Prof. Kingsley Moghalu and Former Emir of Kano, Sanusi Lamido Sanusi

Central Bank of Nigeria

Armed with interdisciplinary knowledge in international economics, international law and diplomacy, and a global network of contacts, Kingsley was ready to play on the world stage. He was appointed into the UN Secretariat in 1992 by then Secretary-General Boutros-Boutros Ghali on the basis of individual merit. In the UN, Moghalu worked hard and rose through the ranks from entry level Associate Officer to the highest career rank of Director. Along the way, he handled international peace and security operations, legal affairs, and executive management assignments at UN Headquarters in New York (as Political Desk Officer for the conflicts in Angola, Rwanda and Somalia) and in Cambodia, Croatia, Tanzania, and Switzerland.

In 2006, UN Secretary-General Kofi Annan appointed Moghalu as one of five members of the high-level Redesign Panel on the UN Internal Justice System that overhauled the regulatory compliance, accountability, and dispute resolution framework that governs the global workforce of the UN. This was a core aspect of UN management reform. This six-month special assignment was at the nominal level of Under-Secretary-General, the highest political rank in the UN below the Secretary-General.

Prof. Kingsley Moghalu at Fletcher School of Law and Diplomacy, Tufts University in Boston, Massachusetts where he was appointed Professor of Practice in International Business and Public Policy.

Professor of Practice

Chiedu completed his five-year tenure at the CBN meritoriously in November 2014. A versatile intellectual, he was subsequently appointed Professor of Practice in International Business and Public Policy at the prestigious Fletcher School of Law and Diplomacy at Tufts University, a premier US university in Boston, Massachusetts in 2015. Premier American universities only confer the title of “professor of practice” on selected, highly accomplished individuals who combine intellectual achievements with high-level real world experience beyond the ivory tower.

Prof. Moghalu taught the course “Emerging Africa in the World Economy” in the Economics and International Business Program of The Fletcher School from 2015 to 2017, after which he returned to Nigeria to contest the country’s presidential election in 2019, and remains a Non-Resident Senior Senior Fellow at the institution’s Council on Emerging Market Enterprises. The Emerging Africa course was based on Moghalu’s widely acclaimed development economics book Emerging Africa: How the Global Economy’s ‘Last Frontier’ Can Prosper and Matter, published worldwide by Penguin Books in London in 2014. Prof. Moghalu is also the author and co-author of several other books including Bretton Woods: The Next 70 YearsGlobal Justice, and Rwanda’s Genocide.

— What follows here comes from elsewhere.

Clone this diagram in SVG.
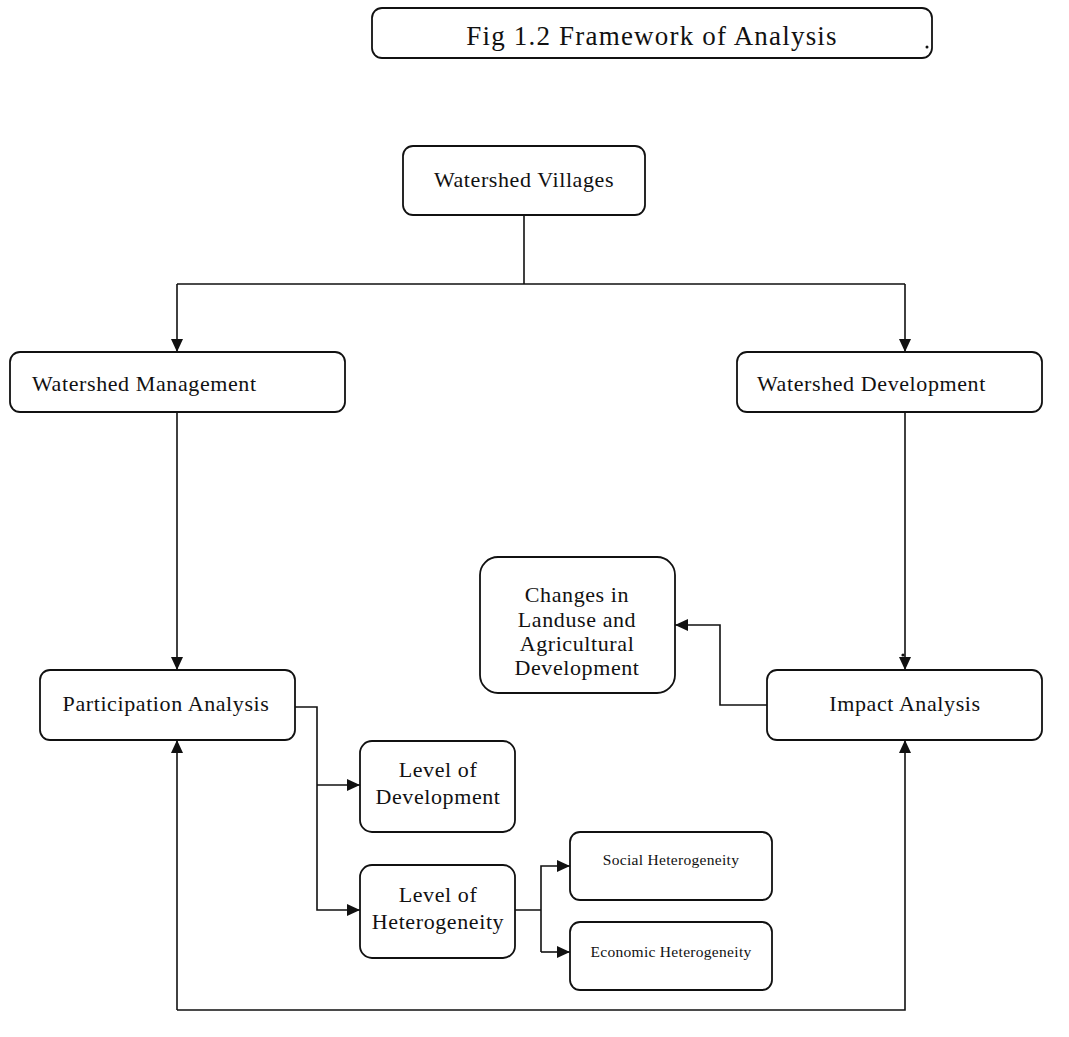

Official Monetary and Financial Institutions Forum

The former CBN Deputy Governor was also appointed to the global Advisory Board of the London based Official Monetary and Financial Institutions Forum (OMFIF) immediately after his tenure at the CBN. OMFIF is an influential think tank and network of global institutional private investors, central banks, and sovereign wealth funds. Prof. Moghalu was subsequently appointed a member of Advisory Council of OMFIF, an elite group that serves as the Forum’s highest level of advisors.

Public Speaking & Media

Prof. Moghalu also is a much sought after speaker at global forums, and is a frequent commentator on global media such as Cable News Network (CNN), BBC World TV, Bloomberg, and the London Financial Times. As world attention focused on Nigeria’s presidential elections in 2015, CNN turned to the ex-central banker for commentary and analysis on the country’s economy and politics in several interviews with the CNN global business and economy anchor Richard Quest. 

Institute for Governance & Economic Transformation

A man with a vision to influence the future, Prof. Moghalu founded the Institute for Governance and Economic Transformation (IGET). IGET is a public policy think tank
focused on contributing evidence-based solutions to help Nigeria and other African countries achieve inclusive growth and prosperity. Kingsley Moghalu was inspired to meet a need created by the absence of credible think tanks to nudge his native Nigeria towards becoming a policy-oriented society.

Other Accomplishments

Professor Moghalu is the recipient of several honors, including the National Honor of the Officer of the Order of the Niger (OON) conferred by the President of the Federal Republic of Nigeria, the traditional title of Ifekaego of Nnewi Kingdom conferred by His Royal Highness Dr. K.O.N. Orizu, Igwe of Nnewi, and the Doctor of Laws (LL.D.) Honoris Causa. He is a Fellow of the Chartered Institute of Bankers (FCIB) of Nigeria, and is a recipient of the Rotary International Distinguished Service Award. He is also a member of the American Economic Association, American Bar Association, Academy of International Business, Global Association of Risk Professionals, and the Nigerian Bar Association.

Prof. Kingsley Moghalu and Family

Family

Professor Moghalu is married to Mrs. Maryanne Moghalu, a lawyer and social entrepreneur, who is the Executive Director of the Isaac Moghalu Foundation that the Moghalu family established in 2005 in memory of the family patriarch Isaac Moghalu. IMOF supports educational institutions and disadvantaged children and youth with educational infrastructure such as libraries as well as scholarships. Kingsley and Maryanne Moghalu have four children.